I keep thinking about this Dear Prudence:
https://slate.com/human-interest/2018/07/when-you-share-a-name-with-a-famous-or-infamous-person-and-more-advice-from-dear-prudence.htmlBasically, the letter-writer and his wife are having a baby soon and his wife wants to name the baby after her dying grandfather, to whom she is very close. The husband balks because the name is also that of "a very well-known male
**** star" who has apparently also crossed over into mainstream films. The wife is completely unaware of this. The husband is worried that his son's future employers will google his name and come across the
**** connection--apparently this guy was popular in the 1980s.
I find this so ridiculous and bizarre. Well, first of all I can't think what the name would be, not that I'm a great authority on the subject. The only thing that comes to mind is Ron Jeremy. That's two names, Ron and Jeremy, and you can't possibly object to either one alone on these grounds. Now if she wants to name the baby Ronald Jeremy Smith, surely it would be easy to convince the wife to just give one slot to honor her grandfather, and maybe another grandfather's name in the other slot. (Maybe their last name is Jeremy, and the grandfather's name is Ronald, which would make things more difficult; but the letter-writer doesn't say or imply this. And anyway, just put Ronald in the middle.)

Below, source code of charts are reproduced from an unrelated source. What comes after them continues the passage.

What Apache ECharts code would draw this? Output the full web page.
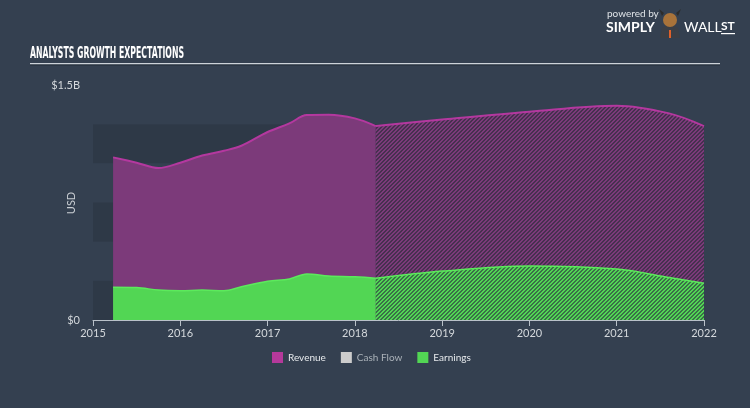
<!DOCTYPE html>
<html><head><meta charset="utf-8">
<script src="https://cdn.jsdelivr.net/npm/echarts@6/dist/echarts.min.js"></script>
<style>html,body{margin:0;padding:0;background:#344050;}#c{width:750px;height:408px;}</style>
</head><body><div id="c"></div>
<script>
// ---- data (values in billions USD, x in decimal years) ----
const actualDates      = [2015.23, 2015.5, 2015.75, 2016.0, 2016.25, 2016.5, 2016.7, 2017.0, 2017.25, 2017.45, 2017.7, 2018.0, 2018.24];
const revenueActual    = [1.038, 1.004, 0.970, 1.004, 1.050, 1.080, 1.112, 1.200, 1.255, 1.308, 1.310, 1.287, 1.238];
const earningsActual   = [0.209, 0.207, 0.191, 0.187, 0.191, 0.187, 0.212, 0.247, 0.262, 0.294, 0.281, 0.276, 0.266];
const estimateDates    = [2018.24, 2019.0, 2020.0, 2021.0, 2021.6, 2022.0];
const revenueEstimate  = [1.238, 1.280, 1.330, 1.368, 1.319, 1.238];
const earningsEstimate = [0.266, 0.312, 0.345, 0.325, 0.272, 0.234];
const cashFlow         = [];
const legendNames      = ['Revenue', 'Cash Flow', 'Earnings'];
const yLabelValues     = {0: '$0', 1.5: '$1.5B'};

const zip = (xs, ys) => xs.map((x, i) => [x, ys[i]]);

function hatch(base, dark) {
  const c = document.createElement('canvas');
  c.width = 4; c.height = 4;
  const g = c.getContext('2d');
  g.fillStyle = base; g.fillRect(0, 0, 4, 4);
  g.fillStyle = dark;
  for (let i = 0; i < 4; i++) { g.fillRect(i, 3 - i, 1, 1); g.fillRect(i, (4 - i) % 4, 1, 1); }
  return c;
}

const REV_FILL = '#7c3a7a', REV_LINE = '#b4389f', REV_LEG = '#b5399b';
const EAR_FILL = '#52d654', EAR_LINE = '#5cea5c';
const FONT = 'Lato';

function measure(text, font) {
  const c = document.createElement('canvas').getContext('2d');
  c.font = font; return c.measureText(text).width;
}
const titleFont = 'bold 16px "Liberation Sans Narrow", "DejaVu Sans", sans-serif';
const titleText = 'ANALYSTS GROWTH EXPECTATIONS';
const titleScale = 154 / measure(titleText, titleFont);

const chart = echarts.init(document.getElementById('c'));
const areaSeries = (name, data, fill, line, lw) => ({
  name, type: 'line', data, smooth: 0.35, symbol: 'none',
  lineStyle: { color: line, width: lw },
  itemStyle: { color: line },
  areaStyle: { color: fill, opacity: 1 },
  emphasis: { disabled: true }, silent: true
});

chart.setOption({
  backgroundColor: '#344050',
  animation: false,
  textStyle: { fontFamily: FONT },
  grid: { left: 93, right: 46, top: 85, bottom: 88 },
  xAxis: {
    type: 'value', min: 2015, max: 2022, interval: 1,
    axisLine: { lineStyle: { color: '#b9c1c9', width: 1 } },
    axisTick: { show: true, length: 6, lineStyle: { color: '#b9c1c9' } },
    splitLine: { show: false },
    axisLabel: { color: '#d4d8dc', fontSize: 11, margin: 8, formatter: v => String(Math.round(v)) }
  },
  yAxis: {
    type: 'value', min: 0, max: 1.5, interval: 0.25,
    axisLine: { show: false }, axisTick: { show: false },
    splitLine: { show: false },
    splitArea: { show: true, areaStyle: { color: ['rgba(0,0,0,0.10)', 'rgba(0,0,0,0)'] } },
    axisLabel: { color: '#d4d8dc', fontSize: 11, margin: 13,
      formatter: v => (yLabelValues[v] !== undefined ? yLabelValues[v] : '') }
  },
  legend: {
    top: 352, left: 272, padding: 0, itemWidth: 11, itemHeight: 11, itemGap: 15, icon: 'rect',
    textStyle: { color: '#e6e9ec', fontSize: 10, fontFamily: FONT },
    data: [
      { name: legendNames[0], itemStyle: { color: REV_LEG } },
      { name: legendNames[1], itemStyle: { color: '#cccccc' }, textStyle: { color: '#aab1b8' } },
      { name: legendNames[2], itemStyle: { color: EAR_FILL } }
    ],
    selectedMode: false
  },
  series: [
    areaSeries('Revenue', zip(actualDates, revenueActual), REV_FILL, REV_LINE, 2),
    areaSeries('Revenue', zip(estimateDates, revenueEstimate),
      { image: hatch(REV_FILL, '#46304f'), repeat: 'repeat' }, REV_LINE, 2),
    { name: 'Cash Flow', type: 'line', data: cashFlow, itemStyle: { color: '#cccccc' } },
    areaSeries('Earnings', zip(actualDates, earningsActual), EAR_FILL, EAR_LINE, 1.5),
    areaSeries('Earnings', zip(estimateDates, earningsEstimate),
      { image: hatch(EAR_FILL, '#3a7048'), repeat: 'repeat' }, EAR_LINE, 1.5)
  ],
  graphic: [
    { type: 'text', x: 30, y: 46, scaleX: titleScale,
      style: { text: titleText, font: titleFont, fill: '#ffffff' } },
    { type: 'rect', shape: { x: 30, y: 63, width: 690, height: 1.5 }, style: { fill: '#cdd3d9' } },
    { type: 'rect', shape: { x: 30, y: 64.5, width: 690, height: 1 }, style: { fill: '#232c38' } },
    // USD axis name
    { type: 'text', x: 71, y: 203, rotation: Math.PI / 2,
      style: { text: 'USD', fill: '#c8cdd2', font: '11px ' + FONT, align: 'center', verticalAlign: 'middle' } },
    // Actual / Estimated labels
    { type: 'text', x: 244, y: 214, style: { text: 'Actual', fill: '#f0e8f0', font: '11px ' + FONT,
      align: 'center', verticalAlign: 'middle', backgroundColor: 'rgba(38,20,40,0.88)', padding: [3, 3] } },
    { type: 'text', x: 540, y: 214, style: { text: 'Estimated', fill: '#f0e8f0', font: '11px ' + FONT,
      align: 'center', verticalAlign: 'middle', backgroundColor: 'rgba(38,20,40,0.88)', padding: [3, 3] } },
    // logo
    { type: 'text', x: 607, y: 9, style: { text: 'powered by', fill: '#dfe3e7', font: '10px ' + FONT } },
    { type: 'text', x: 606, y: 20, style: { text: 'SIMPLY', fill: '#ffffff', font: 'bold 14px ' + FONT } },
    { type: 'polygon', shape: { points: [[660, 38], [662, 28], [670, 24], [678, 28], [680, 38]] }, style: { fill: '#3b3f46' } },
    { type: 'rect', shape: { x: 669, y: 30, width: 2, height: 8 }, style: { fill: '#e0612a' } },
    { type: 'circle', shape: { cx: 670, cy: 20, r: 7 }, style: { fill: '#a8733a' } },
    { type: 'polygon', shape: { points: [[662, 16], [659, 9], [664, 13]] }, style: { fill: '#2c2c2c' } },
    { type: 'polygon', shape: { points: [[678, 16], [681, 9], [676, 13]] }, style: { fill: '#2c2c2c' } },
    { type: 'text', x: 684, y: 20, style: { text: 'WALL', fill: '#ffffff', font: '14px ' + FONT } },
    { type: 'text', x: 721, y: 20, style: { text: 'ST', fill: '#ffffff', font: 'bold 12px ' + FONT } },
    { type: 'rect', shape: { x: 721, y: 33, width: 14, height: 1.2 }, style: { fill: '#ffffff' } }
  ]
});
</script></body></html>
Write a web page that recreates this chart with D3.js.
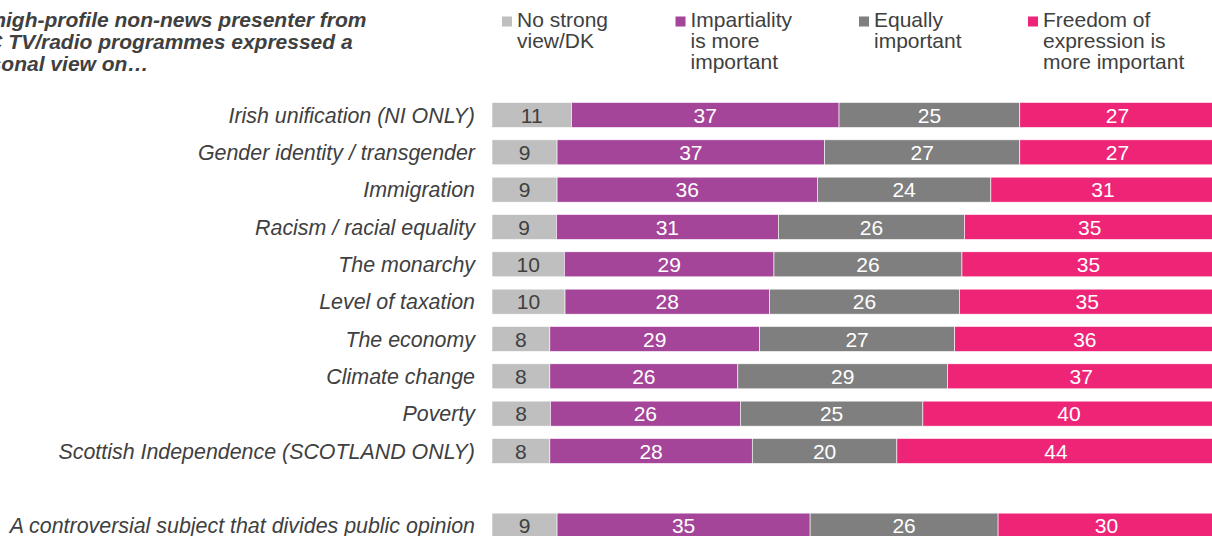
<!DOCTYPE html>
<html>
<head>
<meta charset="utf-8">
<script src="https://cdn.jsdelivr.net/npm/d3@7"></script>
<style>
  html, body { margin: 0; padding: 0; background: #fff; overflow: hidden; }
  svg { display: block; font-family: Arial, "Liberation Sans", sans-serif; }
</style>
</head>
<body>
<svg id="chart" width="1212" height="536"></svg>
<script>
// Topics asked about
const categories = [
  "Irish unification (NI ONLY)",
  "Gender identity / transgender",
  "Immigration",
  "Racism / racial equality",
  "The monarchy",
  "Level of taxation",
  "The economy",
  "Climate change",
  "Poverty",
  "Scottish Independence (SCOTLAND ONLY)",
  "A controversial subject that divides public opinion"
];

// Response shares (%) per topic, in category order
const noStrongView      = [11, 9, 9, 9, 10, 10, 8, 8, 8, 8, 9];
const impartialityMore  = [37, 37, 36, 31, 29, 28, 29, 26, 26, 28, 35];
const equallyImportant  = [25, 27, 24, 26, 26, 26, 27, 29, 25, 20, 26];
const freedomMore       = [27, 27, 31, 35, 35, 35, 36, 37, 40, 44, 30];

const seriesNames = [
  "No strong\nview/DK",
  "Impartiality\nis more\nimportant",
  "Equally\nimportant",
  "Freedom of\nexpression is\nmore important"
];

const titleLines = [
  "If a high-profile non-news presenter from",
  "BBC TV/radio programmes expressed a",
  "personal view on\u2026"
];

const keys = ["none", "impartial", "equal", "freedom"];
const colors = ["#bfbfbf", "#a44599", "#7f7f7f", "#ee2577"];
const labelColors = ["#404040", "#ffffff", "#ffffff", "#ffffff"];
const textColor = "#404040";

const rows = categories.map((c, i) => ({
  category: c,
  none: noStrongView[i],
  impartial: impartialityMore[i],
  equal: equallyImportant[i],
  freedom: freedomMore[i]
}));

const svg = d3.select("#chart");

// Row order with a blank slot before the overall question
const GAP = "__gap__";
const rowDomain = categories.slice(0, 10).concat([GAP], categories.slice(10));

const y = d3.scaleBand()
  .domain(rowDomain)
  .range([96.33, 96.33 + 12 * 37.33])
  .paddingInner(0.33)
  .paddingOuter(0.165);

const x = d3.scaleLinear().domain([0, 1]).range([492, 1215]);

const stack = d3.stack().keys(keys).offset(d3.stackOffsetExpand);
const stacked = stack(rows);

// Bars
const layers = svg.append("g").selectAll("g")
  .data(stacked)
  .join("g")
  .attr("fill", (d, i) => colors[i]);

layers.selectAll("rect")
  .data(d => d)
  .join("rect")
  .attr("x", d => x(d[0]))
  .attr("width", d => x(d[1]) - x(d[0]))
  .attr("y", d => y(d.data.category))
  .attr("height", y.bandwidth())
  .attr("stroke", "#ffffff")
  .attr("stroke-width", 0.6);

// Value labels inside segments
stacked.forEach((layer, li) => {
  svg.append("g").selectAll("text")
    .data(layer)
    .join("text")
    .attr("x", d => (x(d[0]) + x(d[1])) / 2)
    .attr("y", d => y(d.data.category) + y.bandwidth() / 2)
    .attr("dy", "0.36em")
    .attr("text-anchor", "middle")
    .attr("font-size", 21)
    .attr("fill", labelColors[li])
    .text(d => d.data[keys[li]]);
});

// Category axis labels
const yAxis = d3.axisLeft(y).tickSize(0).tickPadding(0)
  .tickFormat(d => d === GAP ? "" : d);
const axisG = svg.append("g")
  .attr("transform", "translate(475,0)")
  .call(yAxis);
axisG.select(".domain").remove();
axisG.selectAll("text")
  .attr("font-size", 21.4)
  .attr("font-style", "italic")
  .attr("font-family", "Arial, 'Liberation Sans', sans-serif")
  .attr("fill", textColor)
  .attr("dy", "0.36em");

// Title
svg.append("text")
  .attr("font-size", 21)
  .attr("font-weight", "bold")
  .attr("font-style", "italic")
  .attr("fill", textColor)
  .selectAll("tspan")
  .data(titleLines)
  .join("tspan")
  .attr("x", -43)
  .attr("y", (d, i) => 26.5 + i * 22)
  .text(d => d);

// Legend
const legendX = [502, 675.5, 859, 1028];
const legend = svg.append("g").selectAll("g")
  .data(seriesNames)
  .join("g")
  .attr("transform", (d, i) => `translate(${legendX[i]},0)`);

legend.append("rect")
  .attr("x", 0)
  .attr("y", 16.5)
  .attr("width", 10)
  .attr("height", 10)
  .attr("fill", (d, i) => colors[i]);

legend.append("text")
  .attr("font-size", 21)
  .attr("fill", textColor)
  .selectAll("tspan")
  .data(d => d.split("\n"))
  .join("tspan")
  .attr("x", 15)
  .attr("y", (d, i) => 26.5 + i * 21)
  .text(d => d);
</script>
</body>
</html>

I just keep thinking, is her grandfather named Alotta Fagina or something? I mean if it's been good enough for an elderly man his whole life--if he doesn't get hung up on when he tries to order a pizza, for example--then it's probably okay for a kid. By the time he's applying for jobs this celebrity's heyday will be about 50 years past! Maybe run the idea past Grandma, or Parent/aunts/uncles, to see if they discourage it on the basis of it being a difficult name to live with. My dad shares his extremely common name with a celebrity, and people still occasionally make comments about it, so I find it unlikely that people so close to Grandfather wouldn't realize his name was a problem, if it was.
Another thing is, normally when you know someone with a certain name, you think of them first, and only later any famous people with the same name. So when I hear the name Jane, I think of a friend and some relatives with that name, and only later people like Jane Austen or Jane Seymour. So I find it kind of weird that the husband goes immediately to a
**** star name, and not his wife's grandfather, to whom she is so close.
It just reminds me of the time I told a friend that my cousin had named her new baby Michael Scott Smith, and the friend's immediate response was to snicker and go, "Oh no! Poor kid!" I ran through the initials, the possible nicknames, and I couldn't figure out what was wrong with it. Finally my friend said, "Michael Scott is the bad boss on
The Office!" I rolled my eyes
so hard. Michael and Scott are both extremely common names, family names for my cousin. Most likely neither she nor her friends watch
The Office, and I doubt little Michael's peers will either! Give me a break.